When in charge of a local non-profit club, I realized complexity of this task. By talking with everyone individually, I helped the group decide on the most important goals for the organization. Then once this was clear, my primary objective became communicating this priority in fresh and relevant ways, so that the volunteers felt their contributions were useful. Unlike in a for-profit setting, the volunteers helping me weren't paid for their time and contributions. They primarily wanted a sense of satisfaction, that they've achieved something, that they've helped others. By collaboratively identifying the top priorities and systematically communicating them, I helped double the size of the organization in one year.

Muddled strategic thinking leads to muddled execution. Clarifying the strategic "pinch points" allows you to take advantage of them. Big wins are easy, if your strategy is right. Clear thinking with substantiated reasoning enables you to accomplish a lot with very little.

It doesn't make sense to address process debt, until you are clear on strategy. Your strategy will define which processes are strategic, and which can be eliminated. It's pointless to improve efficiency, if you don't have a clear sense of effectiveness. In other words, going faster doesn't help, if you are driving in the wrong direction.

Push-button workflows with software

Once you clarify your strategy, you can streamline or replace processes which are not useful. Useful ones can be automated. For software companies, automating work produces the biggest gains.
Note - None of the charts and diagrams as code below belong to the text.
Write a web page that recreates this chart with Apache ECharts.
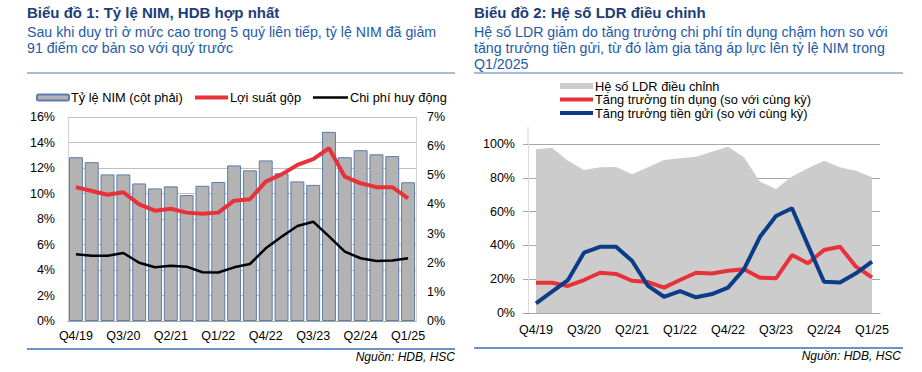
<!DOCTYPE html>
<html><head><meta charset="utf-8">
<script src="https://cdn.jsdelivr.net/npm/echarts@6/dist/echarts.min.js"></script>
<style>html,body{margin:0;padding:0;background:#fff}#c{width:922px;height:372px}</style>
</head><body><div id="c"></div>
<script>
var categories = ['Q4/19','Q1/20','Q2/20','Q3/20','Q4/20','Q1/21','Q2/21','Q3/21','Q4/21','Q1/22','Q2/22','Q3/22','Q4/22','Q1/23','Q2/23','Q3/23','Q4/23','Q1/24','Q2/24','Q3/24','Q4/24','Q1/25'];
// Chart 1
var nim = [5.62,5.45,5.03,5.03,4.72,4.55,4.62,4.32,4.64,4.77,5.34,5.17,5.51,5.07,4.79,4.67,6.49,5.62,5.86,5.72,5.66,4.76];
var grossYield = [10.5,10.2,9.9,10.1,9.15,8.65,8.8,8.5,8.42,8.5,9.44,9.55,10.93,11.5,12.24,12.7,13.55,11.32,10.8,10.5,10.5,9.62];
var fundingCost = [5.23,5.12,5.12,5.33,4.57,4.21,4.34,4.26,3.82,3.8,4.21,4.47,5.7,6.61,7.45,7.79,6.64,5.44,4.92,4.71,4.75,4.92];
// Chart 2
var ldr = [96.9,97.8,90.1,84.6,86.2,86.4,82.1,86.2,90.5,91.5,92.5,95.4,98.4,92.1,77.7,73.4,80.7,85.6,90.1,86.2,84.2,80.3];
var creditGrowth = [17.9,17.9,16,19.5,23.8,23.1,19.1,18.3,15,19.5,23.8,23.4,25,25.9,20.9,20.5,34.3,29.4,37.3,39.2,27.4,21.1];
var depositGrowth = [5.7,12.6,19.5,35.7,39.2,39.2,30.9,16,9.6,13,9.3,11.2,15,25.9,45.1,57.4,62,40,18.5,18,23.5,30.4];
var leftTicks = [0,2,4,6,8,10,12,14,16];
var rightTicks = [0,1,2,3,4,5,6,7];
var ldrTicks = [0,20,40,60,80,100];

var FONT = "'Liberation Sans', Arial, sans-serif";
var chart = echarts.init(document.getElementById('c'), null, {renderer:'svg'});
var axisLbl = {color:'#000', fontFamily:FONT, fontSize:12.5};
var gridLineCol = '#bfbfbf';

function txt(x,y,s,opt){
  return {type:'text', x:x, y:y, silent:true, style:Object.assign({text:s, fontFamily:FONT, fontSize:14.2, fill:'#1f5aa6', verticalAlign:'middle', align:'left'}, opt||{})};
}
function line(x1,y1,x2,y2,col,w){
  return {type:'line', silent:true, shape:{x1:x1,y1:y1,x2:x2,y2:y2}, style:{stroke:col, lineWidth:w}};
}
var legText = {fontFamily:FONT,fontSize:12.8,color:'#000',padding:[0,0,0,-3],lineHeight:13};

var option = {
  animation:false,
  backgroundColor:'#fff',
  textStyle:{fontFamily:FONT},
  graphic:[
    txt(27,12,'Biểu đồ 1: Tỷ lệ NIM, HDB hợp nhất',{fontWeight:'bold', fontSize:15, fill:'#1b3d78'}),
    txt(27,32,'Sau khi duy trì ở mức cao trong 5 quý liên tiếp, tỷ lệ NIM đã giảm'),
    txt(27,48,'91 điểm cơ bản so với quý trước'),
    line(27,73,455,73,'#8ea4c8',1.5),
    line(27,349,455,349,'#3d6fb3',1.5),
    txt(455,357,'Nguồn: HDB, HSC',{align:'right', fontStyle:'italic', fontSize:12, fill:'#000'}),
    txt(474,12,'Biểu đồ 2: Hệ số LDR điều chỉnh',{fontWeight:'bold', fontSize:15, fill:'#1b3d78'}),
    txt(474,32,'Hệ số LDR giảm do tăng trưởng chi phí tín dụng chậm hơn so với'),
    txt(474,48,'tăng trưởng tiền gửi, từ đó làm gia tăng áp lực lên tỷ lệ NIM trong'),
    txt(474,64,'Q1/2025'),
    line(474,73,903,73,'#8ea4c8',1.5),
    line(474,348,903,348,'#3d6fb3',1.5),
    txt(901,356,'Nguồn: HDB, HSC',{align:'right', fontStyle:'italic', fontSize:12, fill:'#000'}),
    line(528,127,528,144,'#d9d9d9',1)
  ],
  legend:[
    {data:['Tỷ lệ NIM (cột phải)'], left:36, top:91, itemWidth:32, itemHeight:6, itemGap:0, textStyle:legText, padding:0},
    {data:['Lợi suất gộp'], left:195, top:91, itemWidth:33, itemHeight:4, icon:'rect', textStyle:legText, padding:0},
    {data:['Chi phí huy động'], left:313, top:91, itemWidth:35, itemHeight:2.5, icon:'rect', textStyle:legText, padding:0},
    {data:['Hệ số LDR điều chỉnh'], left:560, top:79.5, itemWidth:33, itemHeight:6, icon:'rect', textStyle:legText, padding:0},
    {data:['Tăng trưởng tín dụng (so với cùng kỳ)'], left:560, top:93, itemWidth:33, itemHeight:4, icon:'rect', textStyle:legText, padding:0},
    {data:['Tăng trưởng tiền gửi (so với cùng kỳ)'], left:560, top:106.5, itemWidth:33, itemHeight:4, icon:'rect', textStyle:legText, padding:0}
  ],
  grid:[
    {left:68, right:506, top:117, bottom:51},
    {left:528, right:42, top:144, bottom:59}
  ],
  xAxis:[
    {type:'category', gridIndex:0, data:categories, boundaryGap:true,
     axisLine:{lineStyle:{color:'#a6a6a6'}}, axisTick:{interval:0, length:5, lineStyle:{color:'#a6a6a6'}},
     axisLabel:Object.assign({interval:2, margin:8}, axisLbl)},
    {type:'category', gridIndex:1, data:categories, boundaryGap:true,
     axisLine:{lineStyle:{color:'#a6a6a6'}}, axisTick:{interval:0, length:5, lineStyle:{color:'#a6a6a6'}},
     axisLabel:Object.assign({interval:2, margin:10}, axisLbl)}
  ],
  yAxis:[
    {type:'value', gridIndex:0, min:leftTicks[0], max:leftTicks[leftTicks.length-1], interval:2,
     axisLine:{show:true, lineStyle:{color:'#d0d0d0'}}, axisTick:{show:false},
     splitLine:{lineStyle:{color:gridLineCol}},
     axisLabel:Object.assign({formatter:'{value}%', margin:13}, axisLbl)},
    {type:'value', gridIndex:0, position:'right', min:rightTicks[0], max:rightTicks[rightTicks.length-1], interval:1,
     axisLine:{show:true, lineStyle:{color:'#d0d0d0'}}, axisTick:{show:false},
     splitLine:{show:false},
     axisLabel:Object.assign({formatter:'{value}%', margin:11}, axisLbl)},
    {type:'value', gridIndex:1, min:ldrTicks[0], max:ldrTicks[ldrTicks.length-1], interval:20,
     axisLine:{show:true, lineStyle:{color:'#d9d9d9'}}, axisTick:{show:true, length:5, lineStyle:{color:'#a6a6a6'}},
     splitLine:{lineStyle:{color:'#a6a6a6'}},
     axisLabel:Object.assign({formatter:'{value}%', margin:13}, axisLbl)}
  ],
  series:[
    {name:'Tỷ lệ NIM (cột phải)', type:'bar', xAxisIndex:0, yAxisIndex:1, data:nim, barCategoryGap:'12%',
     itemStyle:{color:'#b3b3b3', borderColor:'#5b7db0', borderWidth:1}},
    {name:'Lợi suất gộp', type:'line', xAxisIndex:0, yAxisIndex:0, data:grossYield, showSymbol:false, symbol:'none',
     lineStyle:{color:'#e8323a', width:4}, itemStyle:{color:'#e8323a'}},
    {name:'Chi phí huy động', type:'line', xAxisIndex:0, yAxisIndex:0, data:fundingCost, showSymbol:false, symbol:'none',
     lineStyle:{color:'#000', width:2.5}, itemStyle:{color:'#000'}},
    {name:'Hệ số LDR điều chỉnh', type:'line', xAxisIndex:1, yAxisIndex:2, data:ldr, showSymbol:false, symbol:'none',
     lineStyle:{width:0, color:'#cccccc'}, areaStyle:{color:'#cccccc', opacity:1}, itemStyle:{color:'#cccccc'}},
    {name:'Tăng trưởng tín dụng (so với cùng kỳ)', type:'line', xAxisIndex:1, yAxisIndex:2, data:creditGrowth, showSymbol:false, symbol:'none',
     lineStyle:{color:'#e8323a', width:4}, itemStyle:{color:'#e8323a'}},
    {name:'Tăng trưởng tiền gửi (so với cùng kỳ)', type:'line', xAxisIndex:1, yAxisIndex:2, data:depositGrowth, showSymbol:false, symbol:'none',
     lineStyle:{color:'#0b3c88', width:4}, itemStyle:{color:'#0b3c88'}}
  ]
};
chart.setOption(option);
</script></body></html>
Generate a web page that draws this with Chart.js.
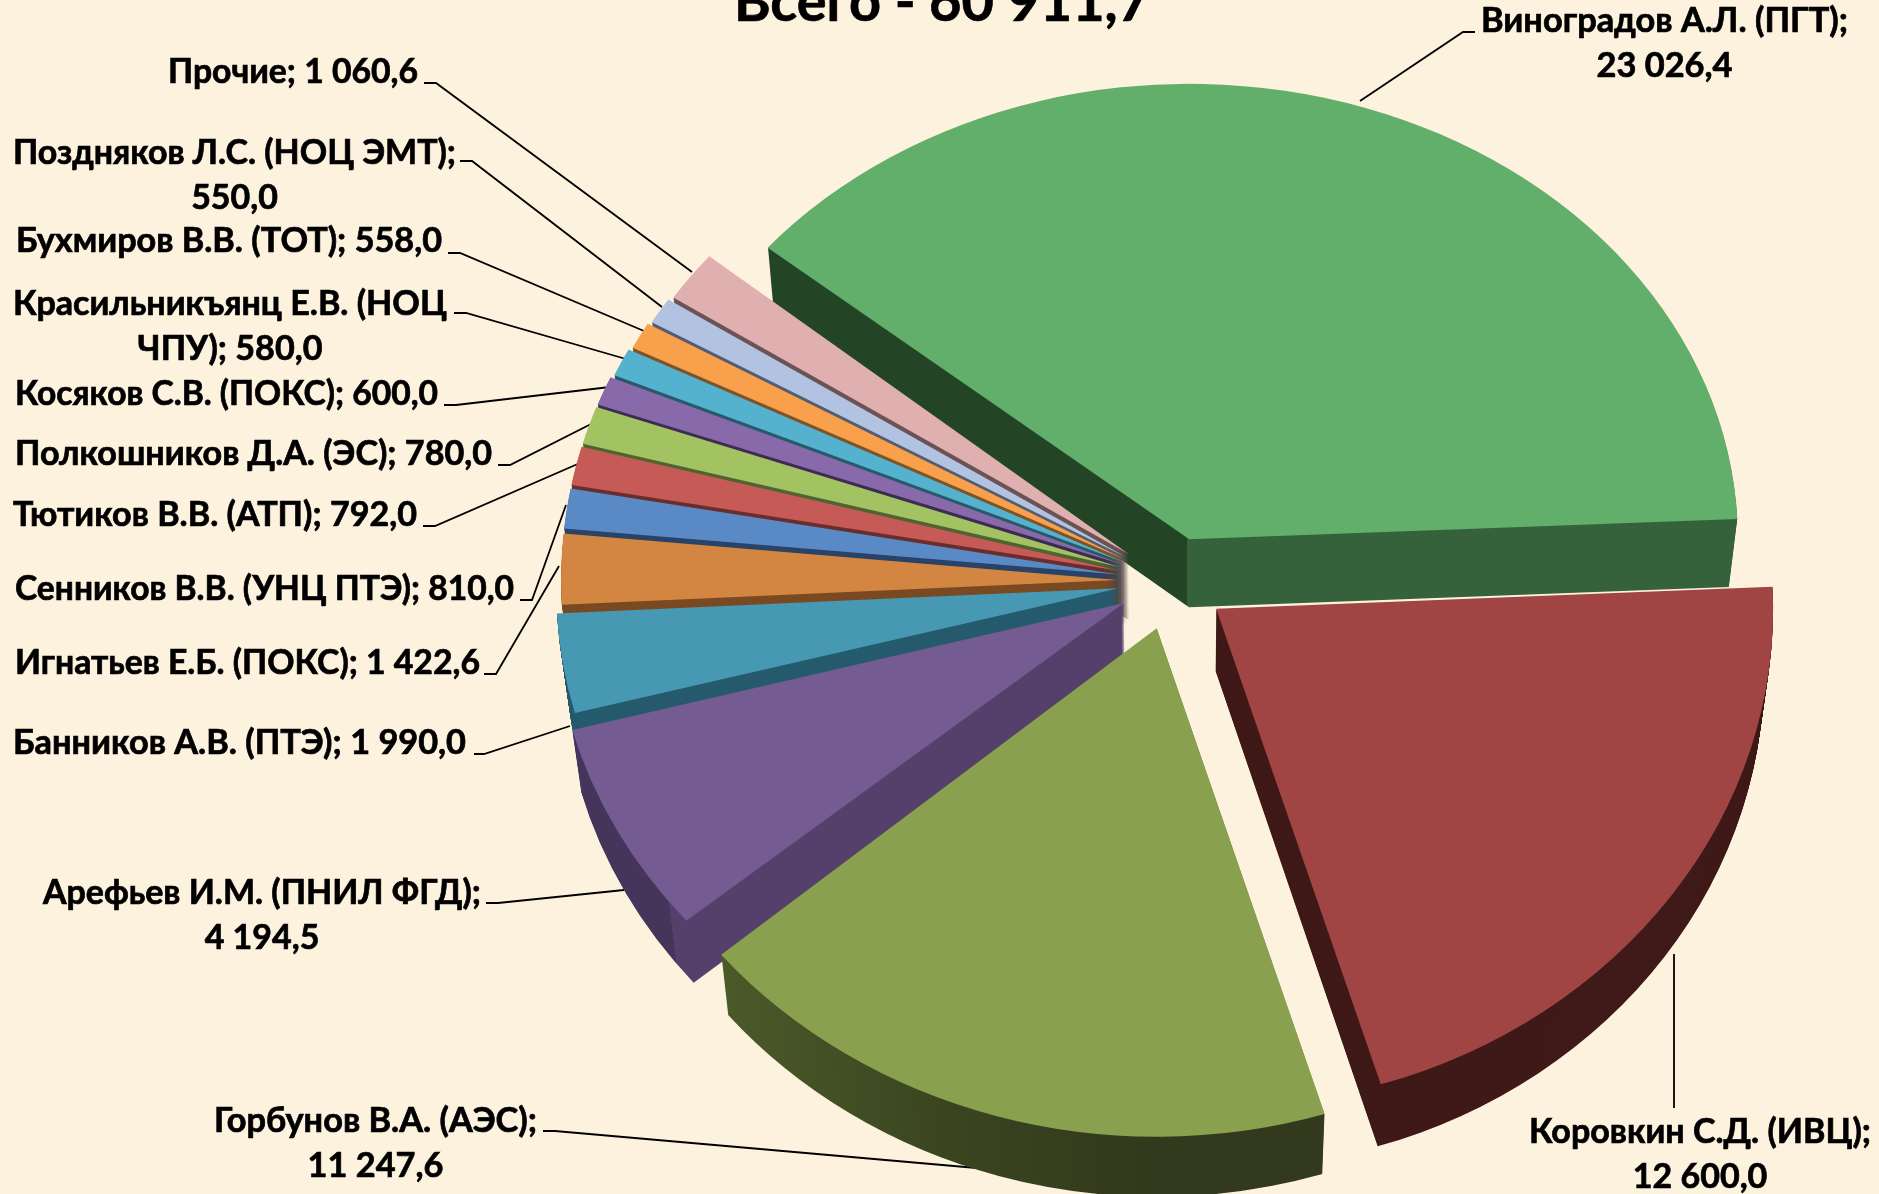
<!DOCTYPE html>
<html>
<head>
<meta charset="utf-8">
<style>
  html, body { margin: 0; padding: 0; background: #fdf2de; overflow: hidden; }
  canvas { display: block; }
</style>
<script src="https://cdn.jsdelivr.net/npm/chart.js@4"></script>
</head>
<body>
<canvas id="myChart" width="1879" height="1194"></canvas>
<script>
  // Chart data
  const categories = ['Виноградов А.Л. (ПГТ)', 'Коровкин С.Д. (ИВЦ)', 'Горбунов В.А. (АЭС)', 'Арефьев И.М. (ПНИЛ ФГД)',
    'Банников А.В. (ПТЭ)', 'Игнатьев Е.Б. (ПОКС)', 'Сенников В.В. (УНЦ ПТЭ)', 'Тютиков В.В. (АТП)',
    'Полкошников Д.А. (ЭС)', 'Косяков С.В. (ПОКС)', 'Красильникъянц Е.В. (НОЦ ЧПУ)', 'Бухмиров В.В. (ТОТ)',
    'Поздняков Л.С. (НОЦ ЭМТ)', 'Прочие'];
  const values = [23026.4, 12600.0, 11247.6, 4194.5, 1990.0, 1422.6, 810.0, 792.0, 780.0, 600.0, 580.0, 558.0, 550.0, 1060.6];
  const chartTitle = 'Всего - 60 911,7';

  // Slice colours
  const topColors = ['#62ae6b', '#a04543', '#89a14f', '#745b91', '#4798b3', '#d38542', '#5a8ac6',
    '#c55a57', '#a3c261', '#8869a9', '#55b2cf', '#f9a04c', '#b2c3e2', '#e0afaf'];
  const wallColors = ['#35623b', '#3f1a18', '#33391c', '#553f6b', '#265b6d', '#7a4a22', '#2a4468',
    '#6a2e2c', '#4f6530', '#3d2c55', '#275b6b', '#7f5428', '#545e70', '#6c5356'];
  // Walls that change colour across the picture: [canvas x, colour]
  const wallStops = {
    0: [[1187, '#234526'], [1187, '#35623b']],
    2: [[713, '#4c5b2a'], [950, '#3a4520'], [1150, '#33391c']],
    3: [[680, '#45355a'], [680, '#553f6b']]
  };

  // Where the pie sits and how it is tilted
  const explode = 54;
  const tiltMid = 0.865;
  const tiltRange = 0.05;
  const depthMid = 64;
  const depthRange = 4;
  const wallShrink = 0.015;
  // Perspective makes the far slices narrower than the near ones
  const sliceWidths = [0.985, 1, 1.02, 1.025, 1.01, 1, 1, 1, 1, 1, 0.995, 0.99, 0.985, 0.98];
  const drawOrder = [0, 13, 12, 11, 10, 9, 8, 7, 6, 5, 4, 3, 2, 1];

  // Label layout: left, right, first baseline, break text (same order as categories)
  const labelBoxes = [
    [1481, 1848, 32, '; '], [1529, 1871, 1143, '; '], [214, 537, 1132, '; '], [43, 481, 904, '; '],
    [13, 466, 754], [15, 480, 674], [15, 514, 600], [13, 417, 526], [15, 492, 465], [15, 438, 405],
    [13, 447, 315, 'НОЦ '], [16, 442, 252], [13, 456, 164, '; '], [168, 418, 83]
  ];
  // Leader lines: points of each polyline
  const leaders = [
    [[1475, 32], [1463, 32], [1360, 101]], [[1674, 1108], [1674, 954]], [[543, 1131], [555, 1131], [988, 1169]],
    [[486, 903], [498, 903], [624, 890]], [[474, 754], [484, 754], [570, 726]], [[484, 674], [496, 674], [559, 566]],
    [[520, 600], [532, 600], [566, 505]], [[423, 526], [435, 526], [580, 463]], [[498, 465], [510, 465], [595, 422]],
    [[444, 405], [456, 405], [610, 387]], [[454, 313], [466, 313], [626, 359]], [[448, 253], [460, 253], [644, 331]],
    [[460, 161], [472, 161], [662, 307]], [[424, 83], [436, 83], [692, 272]]
  ];

  // Format 1060.6 as 1 060,6
  function formatValue(v) {
    const parts = v.toFixed(1).split('.');
    return parts[0].replace(/\B(?=(\d{3})+$)/g, ' ') + ',' + parts[1];
  }

  function labelLines(i) {
    const text = categories[i] + '; ' + formatValue(values[i]);
    const brk = labelBoxes[i][3];
    if (!brk) return [text];
    const at = text.indexOf(brk) + brk.length - 1;
    return [text.slice(0, at), text.slice(at + 1)];
  }

  function wallFill(ctx, i, dx) {
    const stops = wallStops[i];
    if (!stops) return wallColors[i];
    const w = ctx.canvas.width;
    const g = ctx.createLinearGradient(-dx, 0, w - dx, 0);
    stops.forEach(s => g.addColorStop(s[0] / w, s[1]));
    return g;
  }

  // Draws one arc of the library with the pie tilt applied
  function drawSlice(ctx, arc, i) {
    const mid = (arc.startAngle + arc.endAngle) / 2;
    const k = tiltMid + tiltRange * Math.sin(mid);
    const depth = Math.round(depthMid - depthRange * Math.sin(mid));
    const dx = Math.cos(mid) * explode;
    const dy = Math.sin(mid) * explode;
    const topOptions = arc.options;

    arc.options = Object.assign({}, topOptions, { backgroundColor: wallFill(ctx, i, dx) });
    for (let s = depth; s >= 0; s--) {
      if (s === 0) arc.options = topOptions;
      const xs = 1 - wallShrink * s / depth;
      ctx.save();
      ctx.translate(arc.x, arc.y + s);
      ctx.scale(xs, k);
      ctx.translate(dx, dy);
      ctx.scale(sliceWidths[i], 1);
      ctx.translate(-arc.x, -arc.y);
      arc.draw(ctx);
      ctx.restore();
    }
  }

  const tiltedPie = {
    id: 'tiltedPie',
    beforeDatasetDraw(chart) {
      const ctx = chart.ctx;
      const arcs = chart.getDatasetMeta(0).data;

      // Leader lines go under the slices
      ctx.save();
      ctx.strokeStyle = '#000';
      ctx.lineWidth = 1.8;
      leaders.forEach(pts => {
        ctx.beginPath();
        pts.forEach((p, n) => n ? ctx.lineTo(p[0], p[1]) : ctx.moveTo(p[0], p[1]));
        ctx.stroke();
      });
      ctx.restore();

      drawOrder.forEach(i => drawSlice(ctx, arcs[i], i));

      // Data labels
      ctx.save();
      ctx.fillStyle = '#000';
      ctx.strokeStyle = '#000';
      ctx.lineWidth = 0.7;
      ctx.font = 'bold 34px Lato';
      ctx.textAlign = 'center';
      ctx.textBaseline = 'alphabetic';
      categories.forEach((c, i) => {
        const box = labelBoxes[i];
        const lines = labelLines(i);
        const widest = Math.max(...lines.map(l => ctx.measureText(l).width));
        const sx = (box[1] - box[0]) / widest;
        lines.forEach((line, n) => {
          ctx.save();
          ctx.translate((box[0] + box[1]) / 2, box[2] + n * 45);
          ctx.scale(sx, 1);
          ctx.fillText(line, 0, 0);
          ctx.strokeText(line, 0, 0);
          ctx.restore();
        });
      });

      // Title is cut by the top edge, as in the slide
      ctx.font = 'bold 56px Lato';
      ctx.fillText(chartTitle, 942, 21, 416);
      ctx.strokeText(chartTitle, 942, 21, 416);
      ctx.restore();
      return false;
    }
  };

  new Chart(document.getElementById('myChart'), {
    type: 'pie',
    data: {
      labels: categories,
      datasets: [{
        label: 'Всего',
        data: values,
        backgroundColor: topColors,
        borderWidth: 0
      }]
    },
    options: {
      responsive: false,
      animation: false,
      rotation: 309.8,
      radius: 557,
      layout: { padding: { left: 465, bottom: 32 } },
      plugins: {
        legend: { display: false },
        tooltip: { enabled: false }
      }
    },
    plugins: [tiltedPie]
  });
</script>
</body>
</html>
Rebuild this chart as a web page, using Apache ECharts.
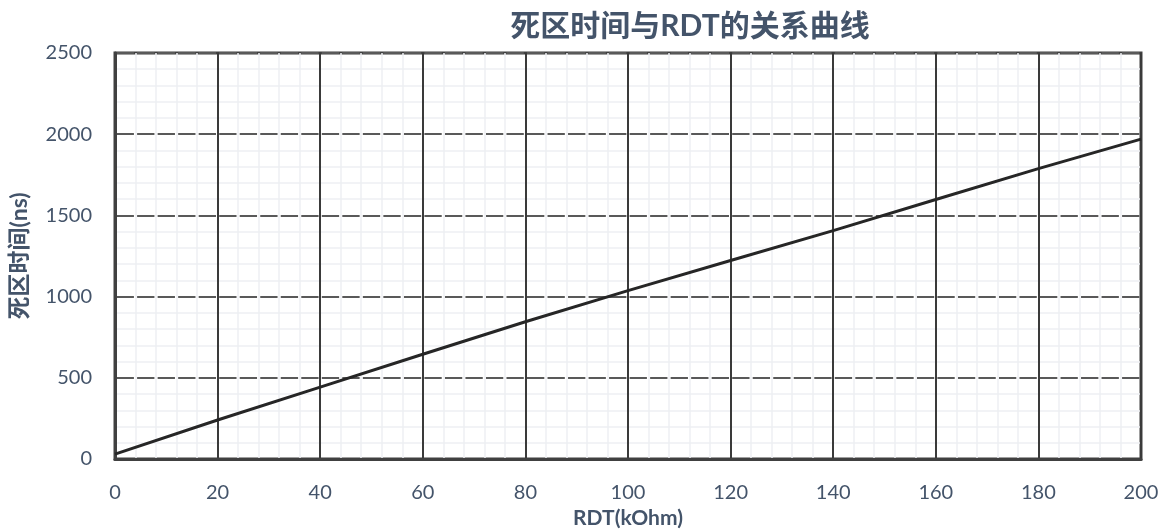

As a client facing developer, I once had a client who had his accountants spend over a week producing reports for his investors-every single month. This started with a manual extract from a database, followed by massaging and formatting the data exquisitely. As his number of investors grew, he had to provide more and more customized reporting.

Enter the geek (me). After writing a few VBA based scripts, driven by a few dynamically populated drop-downs combined with SQL queries, they could produce exactly the same reports in a few seconds. From their investors' point of view, the software generated reports were equivalent. They provided exactly the same value.

Instead of costing them weeks of accountant time, effectively a laborious, manual, and error-prone reporting process, they had a developer reduce it to a few seconds. From an aggressively low estimate of 1 week down to a conservatively high estimate of 5 seconds: a 12,096,000% productivity improvement. Moreover, once the reporting logic was accepted by the end client and his investors, i.e. there were no logical errors, this process became effectively error-free. The accountants were freed up to do something else, to address issues that required more thought, discussion, and analysis. They were thrilled.

Eliminate dependencies

In a process, we often introduce dependencies, when there are multiple uses for a particular resource. Competition for the resource turns it into a bottleneck. Overall progress slows down significantly.

Multithreaded software development serves as a useful analogy. Just as two threads conflict when they access a resource, you use a mutex to ensure the threads don't overwrite data. Depending on the context, this can create a deadlock. Removing such a deadlock can often speed up code which hangs indefinitely down to near-instant execution.

Let’s say you are developing a multi-threaded application, which is experiencing from performance problems due to a recent feature addition. You look for easy wins. In practice, this typically means you look for threads which lock, and prevent other parts of the application to work as you are waiting for a long running process to complete. If threads do lock, you will typically have messages piling up in a queue feeding a thread, as you wait for the thread to be freed.

Don Reinersten, the author of The Flow of Product Development, considers half-finished, unreleased features to be the bane of most software development initiatives. “Product development inventory is observable through its effects: increased cycle time, delayed feedback, constantly shifting priorities, and status reporting.” When a pile up of unfinished features in queues is clearly a serious form of waste, the underlying culprit is often project deadlock. Dependencies among projects slowly kills them all.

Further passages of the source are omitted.